Number of multiplicative inverses in $\mathbb{Z}_m$

Question

Is there a formula for the number of multiplicative inverses (invertibles) in $\mathbb{Z}_m$? I know one way would be to count for how many elements $n \in \mathbb{Z}_m$, $0<n<m$ the following equation satisfies: $\gcd (n,m)=1$.

Answer 1

The most common formula is $\phi(m) = m\prod_{p|n;p\ prime}(1-\frac 1p)$ (So, for example, $\phi(24) = 24(1-\frac 12)(1-\frac 13) = 24\cdot \frac 12\cdot \frac23=8$.) But I personally prefer $\phi(\prod p_i^{a_i}) =\prod p_i^{a_i-1}\prod(p_i - 1)$. (So, for example $\phi (24) = \phi(2^3\cdot 3) = (2^2\cdot 3^0)(2-1)(3-1) = 8$.)

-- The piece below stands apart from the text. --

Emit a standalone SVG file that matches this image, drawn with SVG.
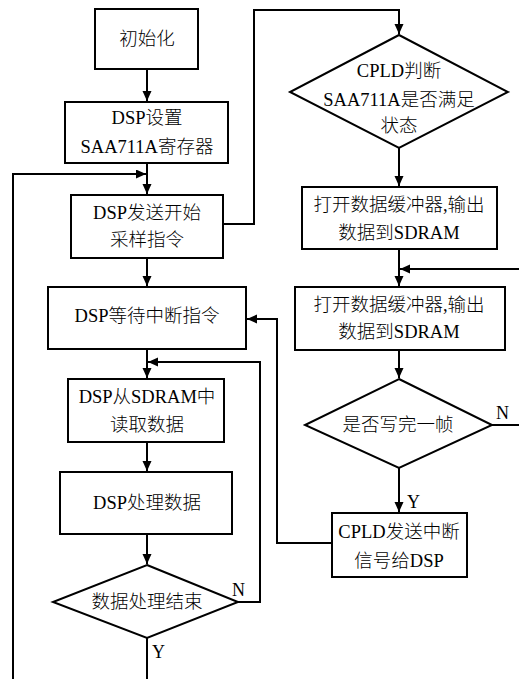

These handy rules will never let you down: If $p$ is prime then $\phi(p) = p-1$. And $\phi(p^k) = p^{k-1}(p-1)$. ANd if $\gcd(m,n) = 1$ then $\phi(mn) = \phi(m)\cdot\phi(n)$.

Answer 2

Yes, this is precisely what the Euler totient function $\phi(n)$ counts. It is also easy to compute given a prime factorisation of $n$ as $\phi(p^n)=p^n-p^{n-1}$ for prime $p$, and $\phi$ is multiplicative.